- The Washington Times - Thursday, October 30, 2014

DENVER — Two congressional candidates whose first language is English held a Spanish-language debate Thursday evening in a first for Colorado politics.

Republican Rep. Mike Coffman and Democrat Andrew Romanoff squared off in a 30-minute live televised debate at Entravision studios in Denver, near the 6th Congressional District in the southern and eastern suburbs.

Mr. Romanoff, who learned Spanish as a Peace Corps volunteer in Costa Rica, had the language advantage over Mr. Coffman, who gamely agreed to the all-Spanish debate even though he has only studied the language for about two years.
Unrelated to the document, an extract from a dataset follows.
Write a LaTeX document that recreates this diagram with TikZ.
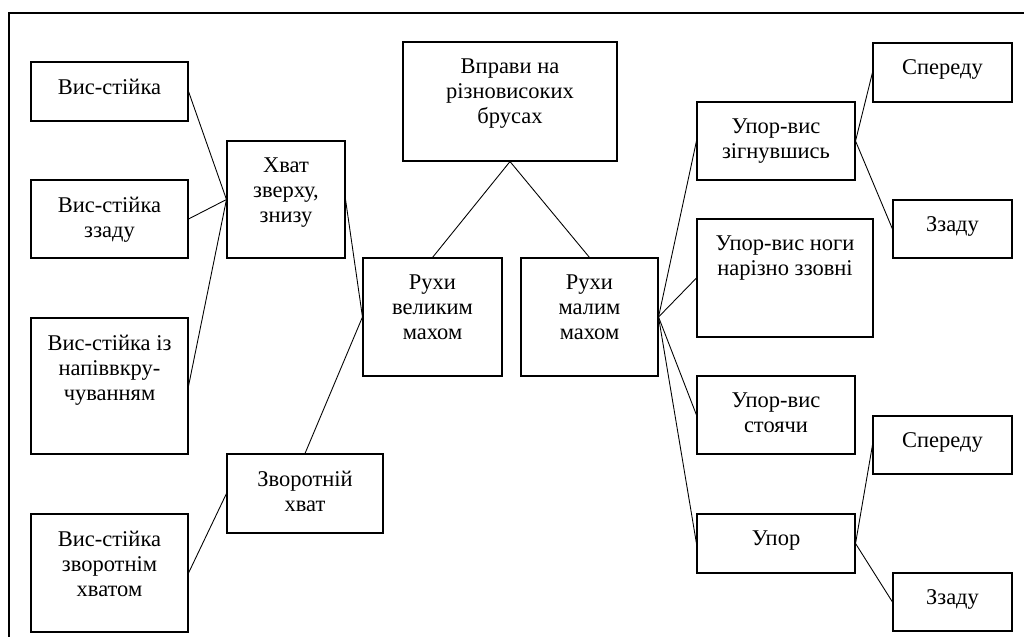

Mr. Coffman relied heavily on notes, which prompted a shot from Mr. Romanoff at the end of the forum.

“I want to speak from the heart, not from a script,” Mr. Romanoff said in Spanish, gesturing dismissively at Mr. Coffman’s notes.

Not surprisingly, immigration reform was a key topic. Mr. Romanoff described himself as the son and grandson of immigrants, saying, “It’s very important to have a congressman in this district who respects our diversity and favors immigration reform.”

“Unfortunately, we have a congressman, Mike Coffman, who has voted against our priorities,” Mr. Romanoff said. “What’s important is not what he says here but what he does in Washington.”

Mr. Coffman talked about growing up in working-class Aurora — Mr. Romanoff recently moved to Aurora after previously representing a Denver district in the state House — before enlisting in the Army and starting a small business.

The Republican congressman said he knows what it’s like “to keep the doors open for business and to work countless hours to obtain the American dream.”

“It’s very important for me to share my priorities and ideas to create more jobs and opportunities for all of those in Colorado,” Mr. Coffman said.

He said he wanted to ensure that voters who need ballots in their native language receive them, but that not every ballot needs to be bilingual. As for his Spanish, he acknowledged that it was a work in progress.

“I want every voter to obtain the information they need in the language they best understand. For that same reason, I’m here speaking to you in Spanish, or trying to speak to you in Spanish,” Mr. Coffman said.

While candidates who grew up speaking Spanish have debated in their native language, it’s rare for non-native speakers to engage in a Spanish-language forum. Sponsored by Mi Familia Vota, Thursday’s debate is believed to be the first of its kind in Colorado.

The tight congressional contest has long been viewed as a toss-up. Two weeks ago, however, the Democratic Congressional Campaign Committee scrapped about $1 million in planned advertising, leading to speculation that the committee’s priorities have shifted from flipping Republican seats to shoring up shaky Democratic ones.

The once solidly Republican district based in Douglas County was redrawn to include Aurora and part of Adams County, making it much more competitive. The district is about one-fifth Hispanic.